Following the demise of silver’s industrial use in photography through the ’80s and ’90s, industrial applications in conductive ink electrical circuitry for solar panels has taken off, rising by around 100Moz over the past eight years, while demand is now ramping up by about 20-30 Moz pa in a total market of ~1 billion ounces annually, where a significant deficit of 237Moz was recorded in 2022.

Given an expected exponential rise in the manufacture of solar panels and a low availability of effective substitutes, the place of silver as an investment product seems secure.
 

ASX listed silver explorers

Iltani Resources (ASX:ILT) has commenced a 23 RC drill hole programme over three target zones at is Orient silver-lead-zinc-indium project near Herberton, QLD, Australia, before the wet season sets in.
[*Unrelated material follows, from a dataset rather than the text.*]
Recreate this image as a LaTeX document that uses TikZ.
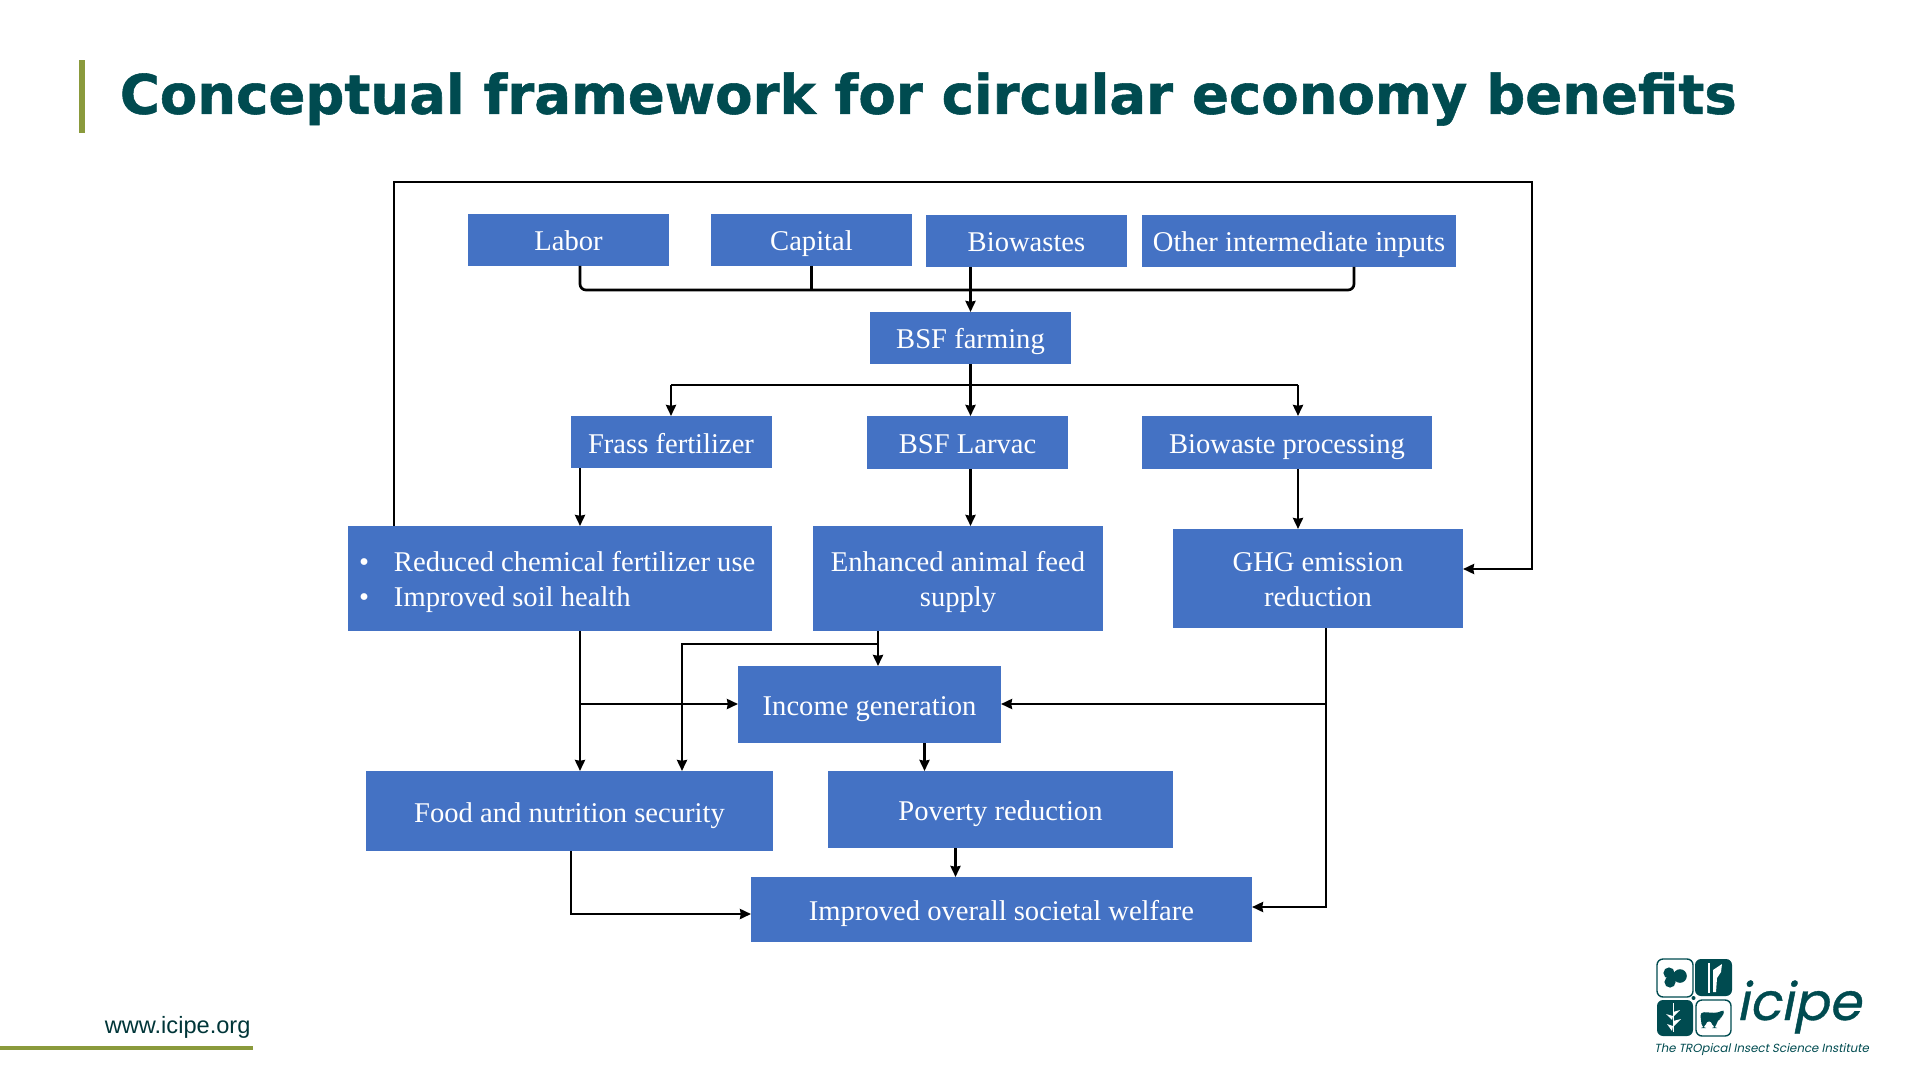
\documentclass[tikz,border=0pt]{standalone}
\usepackage{fontspec}
\setmainfont{Liberation Serif}
\newfontfamily\titlefont[BoldFeatures={FakeBold=1}]{DejaVu Sans}
\newfontfamily\footfont{Liberation Sans}
\newfontfamily\logofont[FakeSlant=0.2,FakeBold=0.7]{Poppins}
\newfontfamily\tagfont[FakeSlant=0.2]{Poppins}
\newcommand{\lift}[1]{\rule{0pt}{#1}}
\usetikzlibrary{arrows.meta,positioning}
\definecolor{slideteal}{HTML}{004B50}
\definecolor{slideolive}{HTML}{8A9A3C}
\definecolor{boxblue}{HTML}{4472C4}

\begin{document}
\begin{tikzpicture}[
            x = 0.5pt, y = -0.5pt, % one unit is one pixel of the slide
            > = {Stealth[length=5.5pt,width=5pt,inset=0.4pt]}, % arrow head style
            line width = 1.35pt,
            line join = miter
        ]

        \tikzstyle{block}=[
            fill = boxblue,
            text = white,
            inner sep = 0pt,
            outer sep = 0pt,
            align = center,
            minimum height = 26pt,
            minimum width = 100.5pt,
            text height = 11.5pt,
            text depth = 0.5pt,
            font = \fontsize{14.3}{17.5}\selectfont
        ]
        \tikzstyle{twolines}=[
            text height = {},
            text depth = {},
            minimum height = 52.5pt,
            minimum width = 145pt
        ]

        \useasboundingbox (0,0) rectangle (1920,1080);

        % slide frame
        \fill[slideolive] (79,60) rectangle (84.5,133);
        \fill[slideolive] (0,1045.5) rectangle (253,1049.5);
        \node[text = slideteal, font = \titlefont\bfseries\fontsize{27.25}{32}\selectfont, anchor = west, inner sep = 0pt] (title) at (118.5,99) {Conceptual framework for circular economy benefits};
        \node[text = slideteal!70!black, font = \footfont\fontsize{11.8}{14}\selectfont, anchor = west, inner sep = 0pt] (site) at (103.5,1027) {www.icipe.org};

        % inputs
        \node[block] (labor) at (568.5,240) {Labor};
        \node[block] (capital) [right = 21pt of labor] {Capital};
        \node[block] (biowastes) [right = 7pt of capital, yshift = -0.5pt] {Biowastes};
        \node[block, minimum width = 157pt] (other) [right = 7.5pt of biowastes] {Other intermediate inputs};
        \node[block] (farming) at (970.5,338) {BSF farming};

        % outputs of the farm
        \node[block] (frass) at (671,442) {Frass fertilizer};
        \node[block, minimum height = 26.5pt] (larvae) at (967.5,442.5) {BSF Larvac};
        \node[block, minimum height = 26.5pt, minimum width = 145pt] (processing) at (1287,442.5) {Biowaste processing};

        % direct benefits
        \node[block, twolines, text width = 206pt, inner xsep = 3pt, align = flush left] (reduced) at (560,578.5) {\lift{14pt}\hspace*{2.5pt}\makebox[17.5pt][l]{•}Reduced chemical fertilizer use\\\hspace*{2.5pt}\makebox[17.5pt][l]{•}Improved soil health};
        \node[block, twolines] (feed) at (958,578.5) {\lift{14pt}Enhanced animal feed\\supply};
        \node[block, twolines, minimum height = 49.5pt] (ghg) at (1318,578.5) {\lift{11pt}GHG emission\\reduction};

        % welfare
        \node[block, minimum width = 131.5pt, minimum height = 38.5pt] (income) at (869.5,704.5) {Income generation};
        \node[block, minimum width = 203.5pt, minimum height = 40pt] (food) at (569.5,811) {Food and nutrition security};
        \node[block, minimum width = 172.5pt, minimum height = 38.5pt] (poverty) at (1000.5,809.5) {Poverty reduction};
        \node[block, minimum width = 250.5pt, minimum height = 32.5pt] (welfare) at (1001.5,909.5) {Improved overall societal welfare};

        % junctions
        \coordinate (busL) at (580,290);
        \coordinate (busC) at (811.5,290);
        \coordinate (busM) at (970.5,290);
        \coordinate (busR) at (1354,290);
        \coordinate (split) at (970.5,385);
        \coordinate (splitL) at (671,385);
        \coordinate (splitR) at (1298,385);
        \coordinate (loopA) at (394,182);
        \coordinate (loopB) at (1532,182);
        \coordinate (loopC) at (1532,569);
        \coordinate (feedJ) at (878,644);
        \coordinate (feedL) at (682,644);
        \coordinate (reducedJ) at (580,704);
        \coordinate (ghgJ) at (1326,704);
        \coordinate (ghgB) at (1326,907);
        \coordinate (foodB) at (571,914);

        \draw[rounded corners = 3pt] (labor.south -| busL) -- (busL) -- (busR) -- (other.south -| busR);
        \draw (capital.south -| busC) -- (busC);
        \draw[->] (biowastes.south -| busM) -- (farming.north -| busM);

        \draw (farming.south -| split) -- (split);
        \draw[->] (split) -- (larvae.north -| split);
        \draw[->] (splitL) -- (frass.north -| splitL);
        \draw[->] (splitR) -- (processing.north -| splitR);
        \draw (splitL) -- (splitR);

        \draw[->] (frass.south -| busL) -- (reduced.north -| busL);
        \draw[->] (larvae.south -| split) -- (feed.north -| split);
        \draw[->] (processing.south -| splitR) -- (ghg.north -| splitR);

        \draw[->] (reduced.north -| loopA) -- (loopA) -- (loopB) -- (loopC) -- (ghg.east |- loopC);

        \draw[->] (reduced.south -| reducedJ) -- (food.north -| reducedJ);
        \draw[->] (reducedJ) -- (income.west |- reducedJ);
        \draw[->] (feed.south -| feedJ) -- (income.north -| feedJ);
        \draw[->] (feedJ) -- (feedL) -- (food.north -| feedL);
        \draw[->] (ghg.south -| ghgB) -- (ghgB) -- (welfare.east |- ghgB);
        \draw[->] (ghgJ) -- (income.east |- ghgJ);
        \draw[->] ([xshift = 27.5pt]income.south) -- ([xshift = 27.5pt]income.south |- poverty.north);
        \draw[->] ([xshift = -22.5pt]poverty.south) -- ([xshift = -22.5pt]poverty.south |- welfare.north);
        \draw[->] (food.south -| foodB) -- (foodB) -- (welfare.west |- foodB);

        % logo
        \begin{scope}[line width = 0.7pt, slideteal]
            \draw[rounded corners = 3pt] (1657,959) rectangle (1693,997);
            \fill[rounded corners = 3pt] (1695,959) rectangle (1732,996);
            \fill[rounded corners = 3pt] (1657,1000) rectangle (1693,1036);
            \draw[rounded corners = 3pt] (1696,1000) rectangle (1731,1036);
            \fill (1693.5,998) circle (1pt);
            % leaf
            \fill (1669,973) circle (2.8pt);
            \fill (1680,976) circle (3.4pt);
            \fill (1670,982) circle (2.8pt);
            \fill (1674,977) circle (2.4pt);
            % insect
            \fill[white] (1708,963) rectangle (1709.5,993);
            \fill[white] (1713,970) -- (1722,964) -- (1721,972) -- (1717,978) -- (1716,992) -- (1713,992) -- cycle;
            % plant
            \fill[white] (1672.5,1003) rectangle (1674,1032);
            \fill[white] (1673,1012) -- (1680,1010) -- (1674,1016) -- cycle;
            \fill[white] (1673,1016) -- (1666,1014) -- (1672,1020) -- cycle;
            \fill[white] (1673,1021) -- (1681,1019) -- (1674,1026) -- cycle;
            \fill[white] (1673,1026) -- (1667,1024) -- (1672,1031) -- cycle;
            % cow
            \fill[rounded corners = 2pt] (1700,1012) -- (1718,1013) -- (1725,1009) -- (1722,1018) -- (1717,1020) -- (1716,1028) -- (1713,1028) -- (1712,1021) -- (1706,1021) -- (1705,1028) -- (1702,1028) -- cycle;
        \end{scope}
        \node[text = slideteal, font = \logofont\fontsize{26}{30}\selectfont, anchor = base west, inner sep = 0pt] (logoname) at (1735,1020) {icipe};
        \node[text = slideteal, font = \tagfont\fontsize{5.9}{7}\selectfont, anchor = west, inner sep = 0pt] (logotag) at (1653,1050) {The TROpical Insect Science Institute};

    \end{tikzpicture}
\end{document}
Managing director Douglas Garner says that the program aims to extend known mineralisation along strike by intersecting stacked zones of high-grade Ag, Pb, Zn, and indium as well as stockwork silver mineralisation.

Garner points to Iltani’s previous results including 41m grading 125g/t Ag equivalent from 60m downhole and 38m grading 190g/t Ag equivalent from 19m downhole, from mineralisation that also contains lead, zinc, and indium, which currently sells for US$350 per kilogram.

Historical metallurgical test work indicates that Iltani could produce high quality, marketable concentrates of lead-silver and a zinc-indium-silver.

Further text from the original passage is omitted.